## Material provided:

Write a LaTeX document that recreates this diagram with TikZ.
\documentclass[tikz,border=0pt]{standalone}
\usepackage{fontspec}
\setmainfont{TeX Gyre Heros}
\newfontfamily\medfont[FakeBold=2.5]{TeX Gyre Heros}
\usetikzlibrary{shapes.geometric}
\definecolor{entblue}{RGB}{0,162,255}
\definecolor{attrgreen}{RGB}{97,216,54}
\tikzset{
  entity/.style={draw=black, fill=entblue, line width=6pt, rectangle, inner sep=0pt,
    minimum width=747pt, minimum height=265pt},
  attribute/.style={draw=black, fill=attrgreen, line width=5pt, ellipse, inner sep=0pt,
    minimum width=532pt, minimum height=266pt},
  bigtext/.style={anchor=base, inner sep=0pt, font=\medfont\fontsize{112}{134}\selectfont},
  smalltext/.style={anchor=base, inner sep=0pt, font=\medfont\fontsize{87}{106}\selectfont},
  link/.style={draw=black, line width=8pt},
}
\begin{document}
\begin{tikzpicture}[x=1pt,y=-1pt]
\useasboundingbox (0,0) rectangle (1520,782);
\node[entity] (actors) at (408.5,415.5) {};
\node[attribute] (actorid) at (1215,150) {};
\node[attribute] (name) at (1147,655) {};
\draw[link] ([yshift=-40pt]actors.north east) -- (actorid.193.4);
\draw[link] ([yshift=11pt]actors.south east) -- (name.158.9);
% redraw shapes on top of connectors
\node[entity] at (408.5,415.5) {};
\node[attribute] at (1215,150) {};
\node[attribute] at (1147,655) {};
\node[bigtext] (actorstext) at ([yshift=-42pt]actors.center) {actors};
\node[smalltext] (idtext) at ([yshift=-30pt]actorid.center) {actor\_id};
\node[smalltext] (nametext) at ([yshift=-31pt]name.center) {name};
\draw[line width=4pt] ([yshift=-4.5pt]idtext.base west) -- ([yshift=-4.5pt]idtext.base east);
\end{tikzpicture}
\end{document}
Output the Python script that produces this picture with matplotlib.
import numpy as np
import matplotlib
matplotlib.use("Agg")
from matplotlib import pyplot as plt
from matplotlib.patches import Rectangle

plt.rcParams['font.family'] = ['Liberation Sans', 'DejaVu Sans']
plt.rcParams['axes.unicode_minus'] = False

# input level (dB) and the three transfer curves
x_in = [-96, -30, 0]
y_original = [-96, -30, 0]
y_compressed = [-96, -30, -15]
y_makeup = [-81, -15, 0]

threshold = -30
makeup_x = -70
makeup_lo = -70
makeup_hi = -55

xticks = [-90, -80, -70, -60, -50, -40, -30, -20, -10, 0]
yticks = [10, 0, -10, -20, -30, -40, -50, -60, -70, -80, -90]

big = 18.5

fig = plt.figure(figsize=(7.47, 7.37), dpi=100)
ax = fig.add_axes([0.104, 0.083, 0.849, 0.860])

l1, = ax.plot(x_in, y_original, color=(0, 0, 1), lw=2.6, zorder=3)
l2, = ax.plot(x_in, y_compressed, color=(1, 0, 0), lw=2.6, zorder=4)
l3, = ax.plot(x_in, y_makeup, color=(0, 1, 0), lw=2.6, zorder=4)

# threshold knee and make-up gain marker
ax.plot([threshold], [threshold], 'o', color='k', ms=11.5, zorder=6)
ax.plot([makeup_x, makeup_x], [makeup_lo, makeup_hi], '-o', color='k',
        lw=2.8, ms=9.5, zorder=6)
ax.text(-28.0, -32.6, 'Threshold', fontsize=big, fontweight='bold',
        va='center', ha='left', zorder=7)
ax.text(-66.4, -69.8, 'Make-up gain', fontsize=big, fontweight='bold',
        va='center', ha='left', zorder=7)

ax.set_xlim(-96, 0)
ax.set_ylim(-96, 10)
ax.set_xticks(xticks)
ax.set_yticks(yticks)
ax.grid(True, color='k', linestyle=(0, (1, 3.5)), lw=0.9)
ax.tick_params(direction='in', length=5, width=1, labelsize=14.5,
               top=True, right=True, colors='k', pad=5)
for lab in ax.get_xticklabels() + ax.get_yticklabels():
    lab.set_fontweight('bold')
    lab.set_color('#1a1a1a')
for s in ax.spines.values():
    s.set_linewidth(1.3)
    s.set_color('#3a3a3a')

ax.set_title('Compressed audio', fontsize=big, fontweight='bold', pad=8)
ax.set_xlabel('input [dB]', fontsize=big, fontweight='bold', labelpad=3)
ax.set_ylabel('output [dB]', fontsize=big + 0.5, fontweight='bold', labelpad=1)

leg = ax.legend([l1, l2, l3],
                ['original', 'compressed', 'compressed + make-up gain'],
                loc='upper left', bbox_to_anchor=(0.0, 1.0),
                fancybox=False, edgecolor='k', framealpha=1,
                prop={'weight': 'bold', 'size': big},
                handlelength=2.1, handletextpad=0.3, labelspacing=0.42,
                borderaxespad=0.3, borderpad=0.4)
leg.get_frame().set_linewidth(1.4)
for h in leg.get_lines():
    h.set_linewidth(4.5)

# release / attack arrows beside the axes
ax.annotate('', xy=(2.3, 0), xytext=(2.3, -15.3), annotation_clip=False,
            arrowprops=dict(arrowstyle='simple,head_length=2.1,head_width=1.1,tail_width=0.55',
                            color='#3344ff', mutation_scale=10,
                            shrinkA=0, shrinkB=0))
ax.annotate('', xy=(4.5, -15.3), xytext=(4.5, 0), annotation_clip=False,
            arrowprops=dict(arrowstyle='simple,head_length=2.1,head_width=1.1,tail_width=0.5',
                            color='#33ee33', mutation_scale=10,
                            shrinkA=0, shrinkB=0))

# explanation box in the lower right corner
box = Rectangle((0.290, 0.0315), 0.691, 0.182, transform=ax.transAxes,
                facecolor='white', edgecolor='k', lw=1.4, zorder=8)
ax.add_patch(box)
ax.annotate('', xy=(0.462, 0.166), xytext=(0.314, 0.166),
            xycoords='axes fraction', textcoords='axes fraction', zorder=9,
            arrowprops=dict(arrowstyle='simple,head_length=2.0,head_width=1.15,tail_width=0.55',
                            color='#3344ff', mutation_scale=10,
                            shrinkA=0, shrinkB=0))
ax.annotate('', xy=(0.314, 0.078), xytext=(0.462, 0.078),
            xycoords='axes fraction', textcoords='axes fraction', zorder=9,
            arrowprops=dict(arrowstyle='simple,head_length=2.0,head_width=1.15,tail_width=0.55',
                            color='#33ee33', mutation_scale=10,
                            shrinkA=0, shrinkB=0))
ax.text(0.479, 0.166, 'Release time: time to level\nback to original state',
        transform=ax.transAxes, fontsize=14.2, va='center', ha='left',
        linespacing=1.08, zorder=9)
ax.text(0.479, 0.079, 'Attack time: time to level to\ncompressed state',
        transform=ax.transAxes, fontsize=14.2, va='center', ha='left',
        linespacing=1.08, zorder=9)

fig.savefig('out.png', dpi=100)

## What is required:
Exact output of every entry is required.

## Task answer:
Write a LaTeX document that recreates this diagram with TikZ.
\documentclass[tikz,border=0pt]{standalone}
\usepackage{fontspec}
\setmainfont{TeX Gyre Heros}
\newfontfamily\medfont[FakeBold=2.5]{TeX Gyre Heros}
\usetikzlibrary{shapes.geometric}
\definecolor{entblue}{RGB}{0,162,255}
\definecolor{attrgreen}{RGB}{97,216,54}
\tikzset{
  entity/.style={draw=black, fill=entblue, line width=6pt, rectangle, inner sep=0pt,
    minimum width=747pt, minimum height=265pt},
  attribute/.style={draw=black, fill=attrgreen, line width=5pt, ellipse, inner sep=0pt,
    minimum width=532pt, minimum height=266pt},
  bigtext/.style={anchor=base, inner sep=0pt, font=\medfont\fontsize{112}{134}\selectfont},
  smalltext/.style={anchor=base, inner sep=0pt, font=\medfont\fontsize{87}{106}\selectfont},
  link/.style={draw=black, line width=8pt},
}
\begin{document}
\begin{tikzpicture}[x=1pt,y=-1pt]
\useasboundingbox (0,0) rectangle (1520,782);
\node[entity] (actors) at (408.5,415.5) {};
\node[attribute] (actorid) at (1215,150) {};
\node[attribute] (name) at (1147,655) {};
\draw[link] ([yshift=-40pt]actors.north east) -- (actorid.193.4);
\draw[link] ([yshift=11pt]actors.south east) -- (name.158.9);
% redraw shapes on top of connectors
\node[entity] at (408.5,415.5) {};
\node[attribute] at (1215,150) {};
\node[attribute] at (1147,655) {};
\node[bigtext] (actorstext) at ([yshift=-42pt]actors.center) {actors};
\node[smalltext] (idtext) at ([yshift=-30pt]actorid.center) {actor\_id};
\node[smalltext] (nametext) at ([yshift=-31pt]name.center) {name};
\draw[line width=4pt] ([yshift=-4.5pt]idtext.base west) -- ([yshift=-4.5pt]idtext.base east);
\end{tikzpicture}
\end{document}
Output the Python script that produces this picture with matplotlib.
import numpy as np
import matplotlib
matplotlib.use("Agg")
from matplotlib import pyplot as plt
from matplotlib.patches import Rectangle

plt.rcParams['font.family'] = ['Liberation Sans', 'DejaVu Sans']
plt.rcParams['axes.unicode_minus'] = False

# input level (dB) and the three transfer curves
x_in = [-96, -30, 0]
y_original = [-96, -30, 0]
y_compressed = [-96, -30, -15]
y_makeup = [-81, -15, 0]

threshold = -30
makeup_x = -70
makeup_lo = -70
makeup_hi = -55

xticks = [-90, -80, -70, -60, -50, -40, -30, -20, -10, 0]
yticks = [10, 0, -10, -20, -30, -40, -50, -60, -70, -80, -90]

big = 18.5

fig = plt.figure(figsize=(7.47, 7.37), dpi=100)
ax = fig.add_axes([0.104, 0.083, 0.849, 0.860])

l1, = ax.plot(x_in, y_original, color=(0, 0, 1), lw=2.6, zorder=3)
l2, = ax.plot(x_in, y_compressed, color=(1, 0, 0), lw=2.6, zorder=4)
l3, = ax.plot(x_in, y_makeup, color=(0, 1, 0), lw=2.6, zorder=4)

# threshold knee and make-up gain marker
ax.plot([threshold], [threshold], 'o', color='k', ms=11.5, zorder=6)
ax.plot([makeup_x, makeup_x], [makeup_lo, makeup_hi], '-o', color='k',
        lw=2.8, ms=9.5, zorder=6)
ax.text(-28.0, -32.6, 'Threshold', fontsize=big, fontweight='bold',
        va='center', ha='left', zorder=7)
ax.text(-66.4, -69.8, 'Make-up gain', fontsize=big, fontweight='bold',
        va='center', ha='left', zorder=7)

ax.set_xlim(-96, 0)
ax.set_ylim(-96, 10)
ax.set_xticks(xticks)
ax.set_yticks(yticks)
ax.grid(True, color='k', linestyle=(0, (1, 3.5)), lw=0.9)
ax.tick_params(direction='in', length=5, width=1, labelsize=14.5,
               top=True, right=True, colors='k', pad=5)
for lab in ax.get_xticklabels() + ax.get_yticklabels():
    lab.set_fontweight('bold')
    lab.set_color('#1a1a1a')
for s in ax.spines.values():
    s.set_linewidth(1.3)
    s.set_color('#3a3a3a')

ax.set_title('Compressed audio', fontsize=big, fontweight='bold', pad=8)
ax.set_xlabel('input [dB]', fontsize=big, fontweight='bold', labelpad=3)
ax.set_ylabel('output [dB]', fontsize=big + 0.5, fontweight='bold', labelpad=1)

leg = ax.legend([l1, l2, l3],
                ['original', 'compressed', 'compressed + make-up gain'],
                loc='upper left', bbox_to_anchor=(0.0, 1.0),
                fancybox=False, edgecolor='k', framealpha=1,
                prop={'weight': 'bold', 'size': big},
                handlelength=2.1, handletextpad=0.3, labelspacing=0.42,
                borderaxespad=0.3, borderpad=0.4)
leg.get_frame().set_linewidth(1.4)
for h in leg.get_lines():
    h.set_linewidth(4.5)

# release / attack arrows beside the axes
ax.annotate('', xy=(2.3, 0), xytext=(2.3, -15.3), annotation_clip=False,
            arrowprops=dict(arrowstyle='simple,head_length=2.1,head_width=1.1,tail_width=0.55',
                            color='#3344ff', mutation_scale=10,
                            shrinkA=0, shrinkB=0))
ax.annotate('', xy=(4.5, -15.3), xytext=(4.5, 0), annotation_clip=False,
            arrowprops=dict(arrowstyle='simple,head_length=2.1,head_width=1.1,tail_width=0.5',
                            color='#33ee33', mutation_scale=10,
                            shrinkA=0, shrinkB=0))

# explanation box in the lower right corner
box = Rectangle((0.290, 0.0315), 0.691, 0.182, transform=ax.transAxes,
                facecolor='white', edgecolor='k', lw=1.4, zorder=8)
ax.add_patch(box)
ax.annotate('', xy=(0.462, 0.166), xytext=(0.314, 0.166),
            xycoords='axes fraction', textcoords='axes fraction', zorder=9,
            arrowprops=dict(arrowstyle='simple,head_length=2.0,head_width=1.15,tail_width=0.55',
                            color='#3344ff', mutation_scale=10,
                            shrinkA=0, shrinkB=0))
ax.annotate('', xy=(0.314, 0.078), xytext=(0.462, 0.078),
            xycoords='axes fraction', textcoords='axes fraction', zorder=9,
            arrowprops=dict(arrowstyle='simple,head_length=2.0,head_width=1.15,tail_width=0.55',
                            color='#33ee33', mutation_scale=10,
                            shrinkA=0, shrinkB=0))
ax.text(0.479, 0.166, 'Release time: time to level\nback to original state',
        transform=ax.transAxes, fontsize=14.2, va='center', ha='left',
        linespacing=1.08, zorder=9)
ax.text(0.479, 0.079, 'Attack time: time to level to\ncompressed state',
        transform=ax.transAxes, fontsize=14.2, va='center', ha='left',
        linespacing=1.08, zorder=9)

fig.savefig('out.png', dpi=100)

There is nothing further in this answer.